Extracted material:
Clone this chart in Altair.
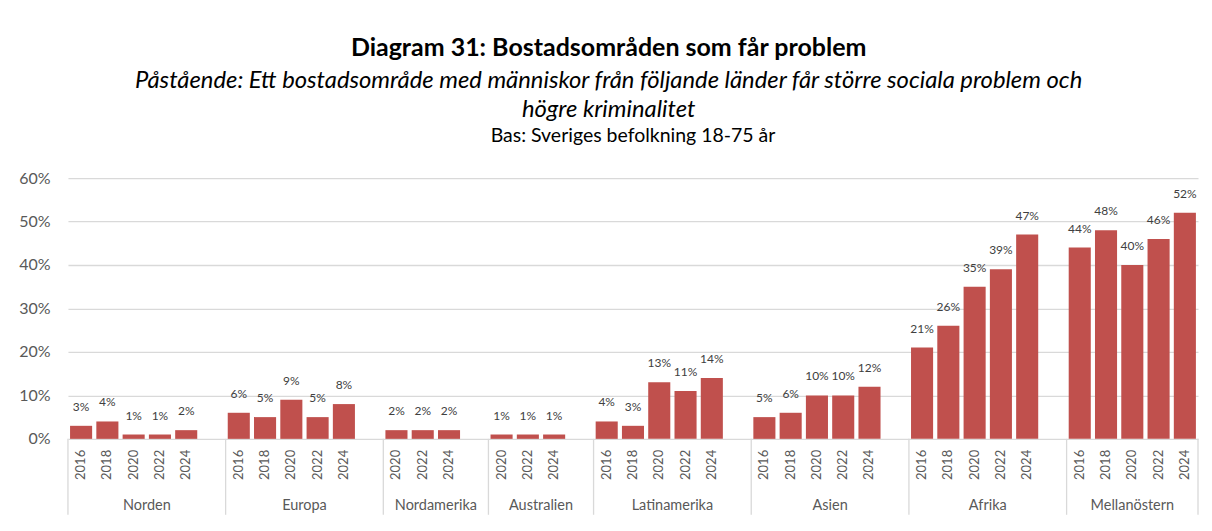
import altair as alt
import pandas as pd

groups = ["Norden", "Europa", "Nordamerika", "Australien", "Latinamerika", "Asien", "Afrika", "Mellanöstern"]
years = [
    ["2016", "2018", "2020", "2022", "2024"],
    ["2016", "2018", "2020", "2022", "2024"],
    ["2020", "2022", "2024"],
    ["2020", "2022", "2024"],
    ["2016", "2018", "2020", "2022", "2024"],
    ["2016", "2018", "2020", "2022", "2024"],
    ["2016", "2018", "2020", "2022", "2024"],
    ["2016", "2018", "2020", "2022", "2024"],
]
values = [
    [3, 4, 1, 1, 2],
    [6, 5, 9, 5, 8],
    [2, 2, 2],
    [1, 1, 1],
    [4, 3, 13, 11, 14],
    [5, 6, 10, 10, 12],
    [21, 26, 35, 39, 47],
    [44, 48, 40, 46, 52],
]

FONT = "Lato"
RED = "#C0504D"
GRID = "#d9d9d9"

# Build tables (slot order follows the category order, one blank slot between groups)
rows, seps, labels = [], [], []
slot = 0
seps.append({"pos": -0.5})
for gi, (g, ys, vs) in enumerate(zip(groups, years, values)):
    start = slot - 0.5
    for y, v in zip(ys, vs):
        rows.append({"group": g, "year": y, "value": v, "slot": slot})
        slot += 1
    if gi < len(groups) - 1:
        slot += 1  # blank category
    end = slot - 0.5
    seps.append({"pos": end})
    labels.append({"group": g, "center": (start + end) / 2})
n_slots = slot

df = pd.DataFrame(rows)
sep_df = pd.DataFrame(seps)
lab_df = pd.DataFrame(labels)

W, H = 1131, 261
xscale = alt.Scale(domain=[-0.5, n_slots - 0.5], nice=False, zero=False)
yscale = alt.Scale(domain=[0, 60], nice=False)

base = alt.Chart(df)

bars = base.transform_calculate(
    x0="datum.slot - 0.42", x1="datum.slot + 0.42"
).mark_bar(color=RED).encode(
    x=alt.X("x0:Q", scale=xscale, axis=None),
    x2="x1:Q",
    y=alt.Y("value:Q", scale=yscale, title=None,
            axis=alt.Axis(values=[0, 10, 20, 30, 40, 50, 60], labelExpr="datum.value + '%'",
                          domain=False, ticks=False, tickSize=0, labelPadding=18,
                          labelFontSize=16, labelColor="#595959", labelFont=FONT,
                          gridColor=GRID, gridWidth=1.3)),
    y2=alt.datum(0),
)

bar_text = base.transform_calculate(
    lbl="datum.value + '%'"
).mark_text(dy=-19, fontSize=12, color="#404040", font=FONT).encode(
    x=alt.X("slot:Q", scale=xscale, axis=None),
    y=alt.Y("value:Q", scale=yscale),
    text="lbl:N",
)

year_text = base.mark_text(angle=270, align="right", baseline="middle", fontSize=13,
                           color="#595959", font=FONT).encode(
    x=alt.X("slot:Q", scale=xscale, axis=None),
    y=alt.value(H + 11),
    text="year:N",
)

group_text = alt.Chart(lab_df).mark_text(fontSize=14.5, color="#595959", font=FONT,
                                         baseline="middle").encode(
    x=alt.X("center:Q", scale=xscale, axis=None),
    y=alt.value(H + 67),
    text="group:N",
)

sep_rules = alt.Chart(sep_df).mark_rule(color=GRID, strokeWidth=1.3).encode(
    x=alt.X("pos:Q", scale=xscale, axis=None),
    y=alt.value(H),
    y2=alt.value(H + 76),
)

layer = alt.layer(bars, bar_text, year_text, group_text, sep_rules).properties(
    width=W, height=H,
    title=alt.TitleParams("Bas: Sveriges befolkning 18-75 år", fontSize=19.5, fontWeight="normal",
                          font=FONT, color="#000000", offset=24, anchor="middle"),
)

chart = alt.vconcat(layer).properties(
    title=alt.TitleParams(
        "Diagram 31: Bostadsområden som får problem",
        subtitle=["Påstående: Ett bostadsområde med människor från följande länder får större sociala problem och",
                  "högre kriminalitet"],
        fontSize=25, fontWeight="bold", font=FONT, color="#000000",
        subtitleFont=FONT, subtitleFontSize=23.8, subtitleFontStyle="italic",
        subtitleColor="#000000", subtitleLineHeight=28.5, subtitlePadding=8,
        anchor="middle", offset=4,
    ),
    padding={"left": 10, "top": 28, "right": 5, "bottom": 2},
).configure_view(stroke=None).configure_concat(spacing=0)

chart.save("out.html", embed_options={"renderer": "svg", "actions": False})
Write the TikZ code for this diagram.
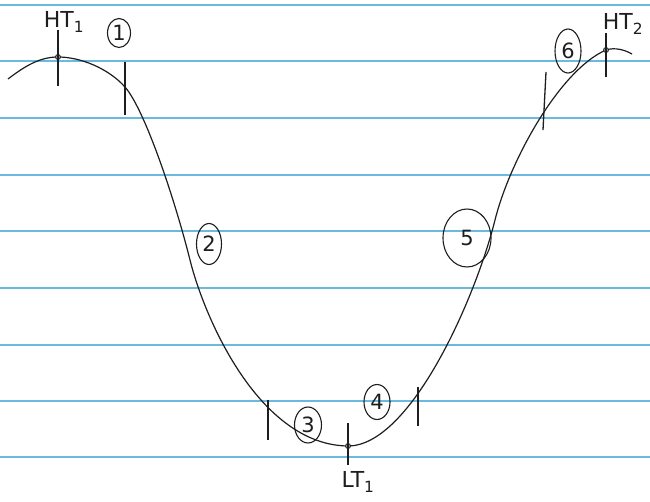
\documentclass[tikz,border=0pt]{standalone}
\usepackage{fontspec}
\setmainfont{DejaVu Sans}
\usetikzlibrary{shapes.geometric}
\definecolor{ruled}{RGB}{105,185,225}
\definecolor{ink}{RGB}{30,30,30}
\tikzset{
  ruleline/.style={ruled, line width=1.6pt},
  curveline/.style={ink, line width=1.2pt},
  tickline/.style={ink, line width=1.3pt},
  numlabel/.style={draw=ink, line width=1.1pt, ellipse, inner sep=0pt, font=\fontsize{21}{21}\selectfont, text=ink},
  dotpt/.style={circle, draw=ink, fill=ink!40, line width=0.8pt, inner sep=0pt, minimum size=5pt},
  lbl/.style={text=ink, font=\fontsize{22}{22}\selectfont, inner sep=0pt}
}
\begin{document}
\begin{tikzpicture}[x=1pt,y=-1pt]
\useasboundingbox (0,0) rectangle (650,502);
\fill[white] (0,0) rectangle (650,502);
% ruled paper lines
\foreach \yy in {5,61,118,175,231,288,345,401,457}
  \draw[ruleline] (0,\yy) -- (650,\yy);
% the curve
\draw[curveline] (8,79) .. controls (25,66) and (40,57) .. (58,57)
  .. controls (80,57) and (108,68) .. (125,87)
  .. controls (145,110) and (175,200) .. (190,260)
  .. controls (205,320) and (260,445) .. (348,446)
  .. controls (410,446) and (475,300) .. (495,220)
  .. controls (510,160) and (560,70) .. (606,50)
  .. controls (615,47) and (625,50) .. (632,54);
% points
\node[dotpt] (ht1) at (58,57) {};
\node[dotpt] (lt1) at (348,446) {};
\node[dotpt] (ht2) at (606,50) {};
% ticks
\draw[tickline] (58,30) -- (58,86);
\draw[tickline] (125,62) -- (125,115);
\draw[tickline] (268,400) -- (268,440);
\draw[tickline] (348,423) -- (348,465);
\draw[tickline] (418,387) -- (418,426);
\draw[tickline] (546,72) -- (543,130);
\draw[tickline] (606,33) -- (606,77);
% labels
\node[lbl] (lhta) at (64,22) {HT\textsubscript{1}};
\node[lbl] (llt) at (358,482) {LT\textsubscript{1}};
\node[lbl] (lhtb) at (623,24) {HT\textsubscript{2}};
% circled numbers
\node[numlabel, minimum width=23pt, minimum height=29pt] (n1) at (119,33) {1};
\node[numlabel, minimum width=25pt, minimum height=41pt] (n2) at (209,244) {2};
\node[numlabel, minimum width=27pt, minimum height=36pt] (n3) at (308,425) {3};
\node[numlabel, minimum width=26pt, minimum height=35pt] (n4) at (377,402) {4};
\node[numlabel, minimum width=48pt, minimum height=58pt] (n5) at (467,238) {5};
\node[numlabel, minimum width=26pt, minimum height=44pt] (n6) at (568,51) {6};
\end{tikzpicture}
\end{document}
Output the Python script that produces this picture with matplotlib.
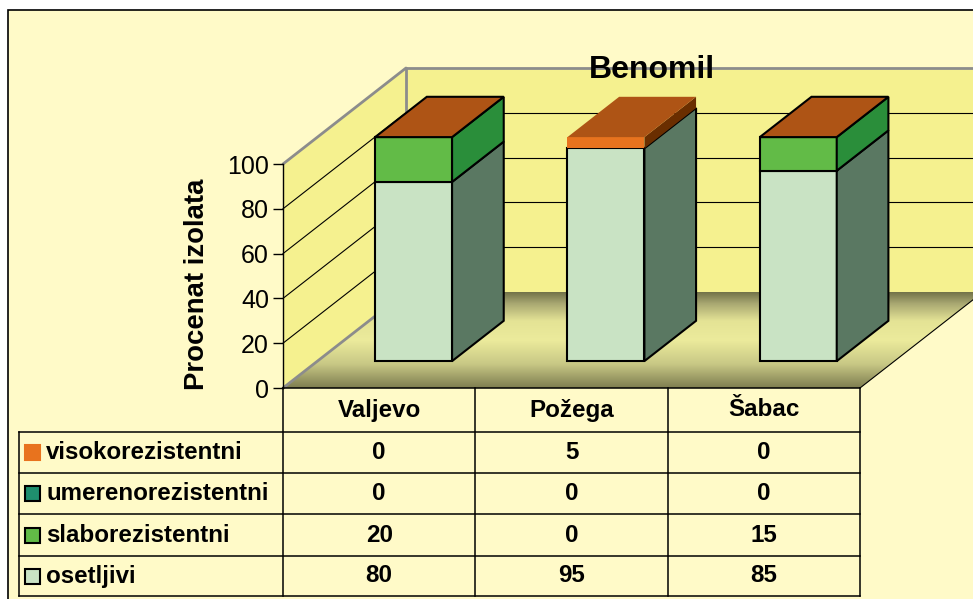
import numpy as np
import matplotlib
matplotlib.use('Agg')
import matplotlib.pyplot as plt
from matplotlib.patches import Polygon, Rectangle
from matplotlib.colors import LinearSegmentedColormap
from matplotlib.lines import Line2D

plt.rcParams['font.family'] = ['Liberation Sans', 'DejaVu Sans']

# ---------------- data ----------------
categories = ['Valjevo', 'Požega', 'Šabac']
series_names = ['visokorezistentni', 'umerenorezistentni', 'slaborezistentni', 'osetljivi']
visokorezistentni = [0, 5, 0]
umerenorezistentni = [0, 0, 0]
slaborezistentni = [20, 0, 15]
osetljivi = [80, 95, 85]
yticks = [0, 20, 40, 60, 80, 100]
title = 'Benomil'
ylabel = 'Procenat izolata'

series_values = [visokorezistentni, umerenorezistentni, slaborezistentni, osetljivi]
front_colors = ['#E8731E', '#1F8F6E', '#62BB47', '#C9E3C4']
side_colors = ['#6A2E00', '#16644D', '#2A8E3A', '#5A7862']
edge_colors = ['none', 'black', 'black', 'black']
top_color = '#AE5415'

# ---------------- layout ----------------
W, H = 973, 599
fig = plt.figure(figsize=(W / 100, H / 100), dpi=100)
fig.patch.set_facecolor('white')

bg = fig.add_axes([0, 0, 1, 1], zorder=0)
bg.set_xlim(0, W)
bg.set_ylim(0, H)
bg.axis('off')

ax = fig.add_axes([283 / W, (H - 388) / H, 577 / W, 224 / H], zorder=1)
ax.set_xlim(-0.5, len(categories) - 0.5)
ax.set_ylim(0, 100)
ax.patch.set_visible(False)
for s in ['top', 'right', 'bottom']:
    ax.spines[s].set_visible(False)
ax.spines['left'].set_color('black')
ax.spines['left'].set_linewidth(1.0)
ax.set_xticks([])
ax.set_yticks(yticks)
ax.set_yticklabels([str(t) for t in yticks])
ax.tick_params(axis='y', direction='out', length=7, width=1, pad=3, labelsize=18)
ax.set_ylabel(ylabel, fontsize=19.8, fontweight='bold')
ax.yaxis.label.set_va('center')
ax.yaxis.set_label_coords(-0.149, 0.462)

DEPTH = np.array([123.0, 96.0])


def proj(x, v, d):
    p = ax.transData.transform((x, v))
    return p + d * DEPTH


def poly(pts, fc, ec='black', lw=1.5, z=2):
    bg.add_patch(Polygon(pts, closed=True, facecolor=fc, edgecolor=ec,
                         linewidth=lw, zorder=z, joinstyle='miter'))


# chart area background + border
bg.add_patch(Rectangle((8, -5), W, H - 10 + 5, facecolor='#FFFAC8',
                       edgecolor='black', linewidth=1.2, zorder=0.5))

x0, x1 = -0.5, len(categories) - 0.5
wall_c = '#F5F18F'
# back wall
poly([proj(x0, 0, 1), proj(x0, 100, 1), proj(x1, 100, 1), proj(x1, 0, 1)], wall_c, 'none', 0, 1)
# side wall
poly([proj(x0, 0, 0), proj(x0, 100, 0), proj(x0, 100, 1), proj(x0, 0, 1)], wall_c, 'none', 0, 1)

# floor with gradient
floor_pts = [proj(x0, 0, 0), proj(x1, 0, 0), proj(x1, 0, 1), proj(x0, 0, 1)]
floor_patch = Polygon(floor_pts, closed=True, facecolor='none', edgecolor='none')
bg.add_patch(floor_patch)
cmap = LinearSegmentedColormap.from_list('floor', [
    (0.0, '#7E7D50'), (0.25, '#C8C885'), (0.5, '#ECEB9C'), (0.7, '#E4E395'),
    (0.88, '#A9A872'), (1.0, '#727249')])
grad = np.linspace(0, 1, 256).reshape(-1, 1)
yf = proj(x0, 0, 0)[1]
yb = proj(x0, 0, 1)[1]
im = bg.imshow(grad, cmap=cmap, origin='lower', aspect='auto',
               extent=(0, W, yf, yb), zorder=1.2, interpolation='bilinear')
im.set_clip_path(floor_patch)
bg.set_xlim(0, W)
bg.set_ylim(0, H)

# grid lines
for v in yticks[1:-1]:
    a, b = proj(x0, v, 1), proj(x1, v, 1)
    bg.add_line(Line2D([a[0], b[0]], [a[1], b[1]], color='black', lw=0.8, zorder=1.5))
    a, b = proj(x0, v, 0), proj(x0, v, 1)
    bg.add_line(Line2D([a[0], b[0]], [a[1], b[1]], color='black', lw=0.8, zorder=1.5))

gray = '#8C8C8C'
for (p, q) in [(proj(x0, 100, 1), proj(x1, 100, 1)),
               (proj(x0, 0, 1), proj(x0, 100, 1)),
               (proj(x0, 100, 0), proj(x0, 100, 1)),
               (proj(x0, 0, 0), proj(x0, 0, 1))]:
    bg.add_line(Line2D([p[0], q[0]], [p[1], q[1]], color=gray, lw=2, zorder=1.6,
                       solid_capstyle='round'))
p, q = proj(x1, 0, 0), proj(x1, 0, 1)
bg.add_line(Line2D([p[0], q[0]], [p[1], q[1]], color='black', lw=0.8, zorder=1.6))

# bars
bw = 0.4
d0, d1 = 0.28, 0.70
for i in range(len(categories)):
    xa, xb = i - bw / 2, i + bw / 2
    base = 0
    last_edge = 'black'
    for k in [3, 2, 1, 0]:
        v = series_values[k][i]
        if v <= 0:
            continue
        top = base + v
        poly([proj(xa, base, d0), proj(xb, base, d0), proj(xb, top, d0), proj(xa, top, d0)],
             front_colors[k], edge_colors[k], 1.5, 3)
        poly([proj(xb, base, d0), proj(xb, base, d1), proj(xb, top, d1), proj(xb, top, d0)],
             side_colors[k], edge_colors[k], 1.5, 3)
        last_edge = edge_colors[k]
        base = top
    poly([proj(xa, base, d0), proj(xb, base, d0), proj(xb, base, d1), proj(xa, base, d1)],
         top_color, last_edge, 1.5, 3.5)

# title
bg.text(652, H - 78, title, fontsize=23, fontweight='bold', ha='center', va='baseline', zorder=5)

# ---------------- data table ----------------
row_lines = [H - 388, H - 432, H - 473, H - 514, H - 556, H - 596]
col_x = [proj(c - 0.5, 0, 0)[0] for c in range(len(categories) + 1)]
left_x = 19
tab_lw = 1.1
# header row top (floor front edge)
bg.add_line(Line2D([col_x[0], col_x[-1]], [row_lines[0]] * 2, color='black', lw=tab_lw, zorder=4))
for y in row_lines[1:]:
    bg.add_line(Line2D([left_x, col_x[-1]], [y, y], color='black', lw=tab_lw, zorder=4))
for x in col_x:
    bg.add_line(Line2D([x, x], [row_lines[0], row_lines[-1]], color='black', lw=tab_lw, zorder=4))
bg.add_line(Line2D([left_x, left_x], [row_lines[1], row_lines[-1]], color='black', lw=tab_lw, zorder=4))

fs = 17.4
for c, name in enumerate(categories):
    xc = (col_x[c] + col_x[c + 1]) / 2
    bg.text(xc, (row_lines[0] + row_lines[1]) / 2, name, fontsize=fs, fontweight='bold',
            ha='center', va='center', zorder=5)
for r, name in enumerate(series_names):
    yc = (row_lines[r + 1] + row_lines[r + 2]) / 2
    bg.add_patch(Rectangle((25, yc - 7.5), 15, 15, facecolor=front_colors[r],
                           edgecolor='black' if edge_colors[r] != 'none' else front_colors[r],
                           linewidth=1.5, zorder=5))
    bg.text(46, yc, name, fontsize=fs, fontweight='bold', ha='left', va='center', zorder=5)
    for c in range(len(categories)):
        xc = (col_x[c] + col_x[c + 1]) / 2
        bg.text(xc, yc, str(series_values[r][c]), fontsize=fs, fontweight='bold',
                ha='center', va='center', zorder=5)

fig.savefig('out.png', dpi=100, facecolor=fig.get_facecolor())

Exercise goal: Using the listing above, repeat word for word each line from the one with "Output the Python" down to the one with "plt.rcParams['font.family'] = ['Liberation", both included. Omit all pictures.

Solved exercise:
Output the Python script that produces this picture with matplotlib.
import numpy as np
import matplotlib
matplotlib.use('Agg')
import matplotlib.pyplot as plt
from matplotlib.patches import Polygon, Rectangle
from matplotlib.colors import LinearSegmentedColormap
from matplotlib.lines import Line2D

plt.rcParams['font.family'] = ['Liberation Sans', 'DejaVu Sans']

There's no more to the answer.